What day hikes can you do around Chefchaouen?

The Spanish Mosque is a short 30-minute climb with the classic sunset view. The Cascades d'Akchour are a roughly 7 km river-gorge walk to the God's Bridge arch — a half to full day. Talassemtane National Park has cedar-forest trails, and the full-day Jbel el-Kelaa summit (1,616 m) needs a local guide. These walks are why an overnight beats a day trip.

Why is Chefchaouen blue?

The leading theory credits the Jewish community that settled here after 1492, blue being a sacred colour in their tradition representing sky and divinity. A secondary theory links the wash to a 1930s effort to deter mosquitoes.
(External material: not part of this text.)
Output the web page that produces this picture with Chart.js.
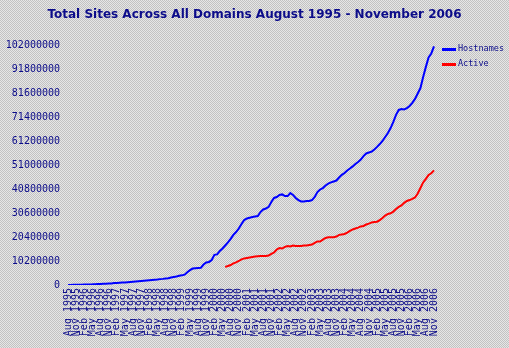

Whatever the origin, the wider community adopted and intensified the practice, and it is now maintained as a point of civic identity.

How do you get to Chefchaouen?

By road only — there is no airport. CTM buses and private drivers connect from Fes (4–5 hours) and Tangier (a scenic 2.5–3 hours); from Marrakech there is no direct service, so fly or train to Fes or Tangier and transfer. Because the medina is car-free, arrange to be met at a gate and walked to your guesthouse, confirming the timing the night before.